Last month was probably one of the most difficult months of the race for me.  There have been several rough times/ months on the race for me, but Tanzania definitely takes the cake. To be honest I’m not so sure why exactly it was so hard, it wasn’t just one big awful thing, more like a bunch of little things that added up and made me desperate for the end of the month.

Transitioning to Africa wasn’t easy, leaving Vietnam after 6 months in Asia was actually terrifying for me. I had heard some horror stories of African travel days and I wasn’t excited about squatty potties, limited power or running water. As we arrived in Uganda my fear dissipated and was replaced  by love and peace, I knew that God was answering my prayers. I knew the next three months wouldn’t be easy but they would be amazing.  I fell in love with Uganda, with the people. We had no running water and I learned to shower with as little water as possible, waved as people stared and called out muzungu everywhere I went, ate beans and rice day after day and walked along rutted dirt roads for hours. I didn’t mind it, I loved it.

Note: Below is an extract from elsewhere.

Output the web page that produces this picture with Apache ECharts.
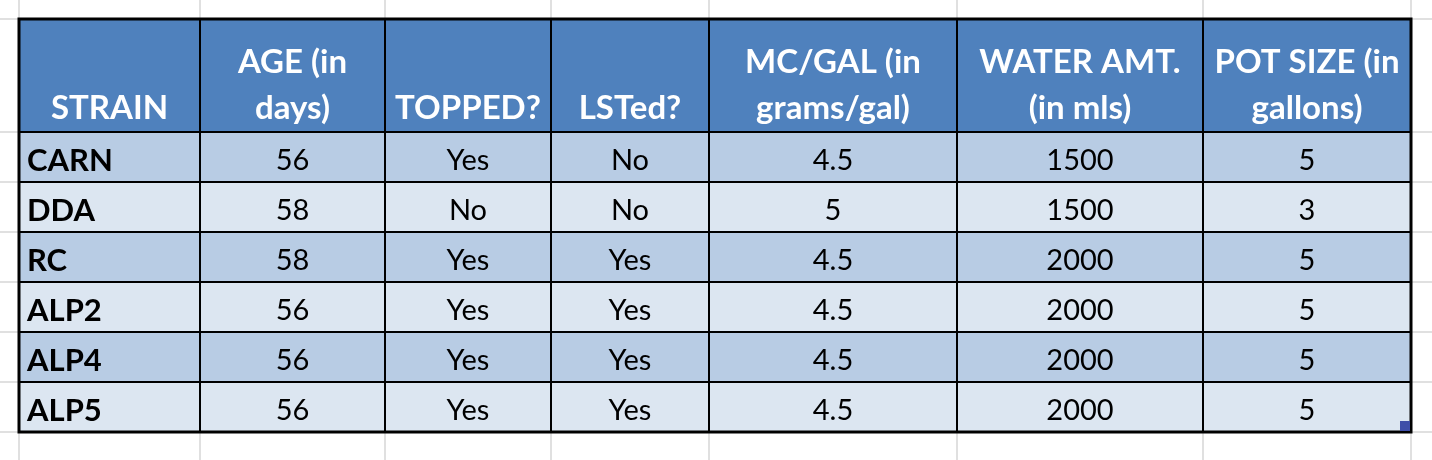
<!DOCTYPE html>
<html>
<head>
<meta charset="utf-8">
<script src="https://cdn.jsdelivr.net/npm/echarts@6/dist/echarts.min.js"></script>
<style>
html, body { margin: 0; padding: 0; background: #fff; }
#main { width: 1432px; height: 460px; }
</style>
</head>
<body>
<div id="main"></div>
<script>
// table content
const headers = ['STRAIN', 'AGE (in\ndays)', 'TOPPED?', 'LSTed?', 'MC/GAL (in\ngrams/gal)', 'WATER AMT.\n(in mls)', 'POT SIZE (in\ngallons)'];
const strains = ['CARN', 'DDA', 'RC', 'ALP2', 'ALP4', 'ALP5'];
const ageDays = [56, 58, 58, 56, 56, 56];
const topped = ['Yes', 'No', 'Yes', 'Yes', 'Yes', 'Yes'];
const lsted = ['No', 'No', 'Yes', 'Yes', 'Yes', 'Yes'];
const mcPerGal = [4.5, 5, 4.5, 4.5, 4.5, 4.5];
const waterMl = [1500, 1500, 2000, 2000, 2000, 2000];
const potGallons = [5, 3, 5, 5, 5, 5];

// sheet layout (column / row edges on the sheet)
const colEdges = [19, 200, 385, 551, 709, 957, 1203, 1411];
const rowEdges = [19, 132, 182, 232, 282, 332, 382, 432];

const rows = strains.map((s, i) => [s, ageDays[i], topped[i], lsted[i], mcPerGal[i], waterMl[i], potGallons[i]]);

let cells = [];
headers.forEach((h, c) => cells.push([c, 0, h]));
rows.forEach((row, r) => row.forEach((v, c) => cells.push([c, r + 1, String(v)])));

// gray sheet gridlines
let gridLines = [];
colEdges.forEach(x => gridLines.push(['v', x]));
rowEdges.forEach(y => gridLines.push(['h', y]));

let myChart = echarts.init(document.getElementById('main'));
myChart.setOption({
  animation: false,
  grid: { left: 0, right: 0, top: 0, bottom: 0 },
  xAxis: { type: 'value', min: 0, max: 1432, show: false },
  yAxis: { type: 'value', min: 0, max: 460, inverse: true, show: false },
  series: [
    {
      type: 'custom',
      name: 'sheet',
      z: 1,
      data: gridLines.map((g, i) => [i]),
      renderItem: (params, api) => {
        const g = gridLines[params.dataIndex];
        let a, b;
        if (g[0] == 'v') {
          a = api.coord([g[1], 0]); b = api.coord([g[1], 460]);
        } else {
          a = api.coord([0, g[1]]); b = api.coord([1432, g[1]]);
        }
        return {
          type: 'line',
          shape: { x1: a[0], y1: a[1], x2: b[0], y2: b[1] },
          style: { stroke: '#d6d6d6', lineWidth: 1.5 }
        };
      }
    },
    {
      type: 'custom',
      name: 'cells',
      z: 2,
      data: cells.map((c, i) => [i]),
      renderItem: (params, api) => {
        const [c, r, txt] = cells[params.dataIndex];
        const p0 = api.coord([colEdges[c], rowEdges[r]]);
        const p1 = api.coord([colEdges[c + 1], rowEdges[r + 1]]);
        const isHead = r == 0;
        const fill = isHead ? '#4f81bd' : (r % 2 == 1 ? '#b8cce4' : '#dce6f1');
        const left = c == 0 && !isHead;
        return {
          type: 'group',
          children: [
            {
              type: 'rect',
              shape: { x: p0[0], y: p0[1], width: p1[0] - p0[0], height: p1[1] - p0[1] },
              style: { fill: fill, stroke: '#000', lineWidth: 2 }
            },
            {
              type: 'text',
              x: left ? p0[0] + 8 : (p0[0] + p1[0]) / 2,
              y: isHead ? p1[1] - 1 : (p0[1] + p1[1]) / 2 + 4,
              style: {
                text: txt,
                fill: isHead ? '#fff' : '#000',
                fontFamily: 'Lato',
                fontWeight: isHead || c == 0 ? 'bold' : 'normal',
                fontSize: isHead ? 33 : (c == 0 ? 31 : 29),
                lineHeight: isHead ? 46 : 32,
                align: left ? 'left' : 'center',
                verticalAlign: isHead ? 'bottom' : 'middle'
              }
            }
          ]
        };
      }
    },
    {
      type: 'custom',
      name: 'frame',
      z: 3,
      data: [[0]],
      renderItem: (params, api) => {
        const p0 = api.coord([colEdges[0], rowEdges[0]]);
        const p1 = api.coord([colEdges[colEdges.length - 1], rowEdges[rowEdges.length - 1]]);
        return {
          type: 'group',
          children: [
            {
              type: 'rect',
              shape: { x: p0[0], y: p0[1], width: p1[0] - p0[0], height: p1[1] - p0[1] },
              style: { fill: null, stroke: '#000', lineWidth: 3 }
            },
            {
              // selection handle in the corner
              type: 'rect',
              shape: { x: p1[0] - 11, y: p1[1] - 11, width: 10, height: 10 },
              style: { fill: '#3f4fa8' }
            }
          ]
        };
      }
    }
  ]
});
</script>
</body>
</html>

Then we arrived in Kenya, and it was almost the same exact thing. Sure the setting changed but our ministry was still door to door everyday and our living situation wasn’t much different (I had an extra roommate – Remy the Rat). By the end of the month I needed something new, something different, I was just tired. My parents arrived in Kenya on March 4th and I spent the next week with them in Kijabe, Kenya while my team traveled to Tanzania. I left Kijabe energized and excited. I was excited about my final 3 months, I just knew God was going to do amazing things in the next months.

While I was in Kenya my team was experiencing one of their worst travel experiences of the Race. In total it took them about 4 days and 29 hours on buses to arrive at our ministry site in Tabora. I was lucky that it only took me 2 days and about 20 hours of travel to meet them. Upon arriving in Tanzania I immediately felt a spiritual heaviness over the country, the joy that I felt upon leaving Kijabe was just sapped from me, I had to fight the rest of the month for joy. Meeting up with my teammates involved me being left at a crowded bus station with a pastor who spoke no English by myself, while I waited for Andrew and Ginelove’s delayed bus to arrive to pick me up. When they finally arrived I just saw it written all over their faces, the heaviness and weariness, it was affecting our entire team.

 

This heaviness and weariness were really hard to shake off remainder of the month. I was diagnosed with Malaria the day after I arrived in Tabora and couldn’t quite kick it for the rest of the month (don’t worry, I’m fine now, the only symptoms I really had were exhaustion, soreness and a fever). Everyone on my team except for Ginelove had it at some point during the month. We traveled to villages out in the bush of Tanzania during the rainy season and spent about 15 hours essentially off-roading through the muddy and water- logged roads and about 7 hours stuck in the mud. By the end of the month I was desperate to get back to Arusha and then back to Nairobi.



stuck in the mud

When I look back at the month, it would be easy for me to write it off. To say that it was just a pointless and bad month. But it wasn’t, yes it was hard, really hard. But we weren’t defeated.Yea, I had to fight for joy everyday, but I fought. Our team did have an impact, we loved and we fought to love. We did battle with a demon (not kidding we actually fought a demon), we brought light into darkness. Yes, that darkness did it’s best to extinguish our light, but it didn’t win, and it won’t win, it’s already been defeated.

“I have told you these things, so that in me you may have peace. In this world you will have trouble. But take heart! I have overcome the world.” John 16:33

Tanzania was a trying month, a month that broke me, but most importantly a month that pushed me to a deeper dependence on God and His promises.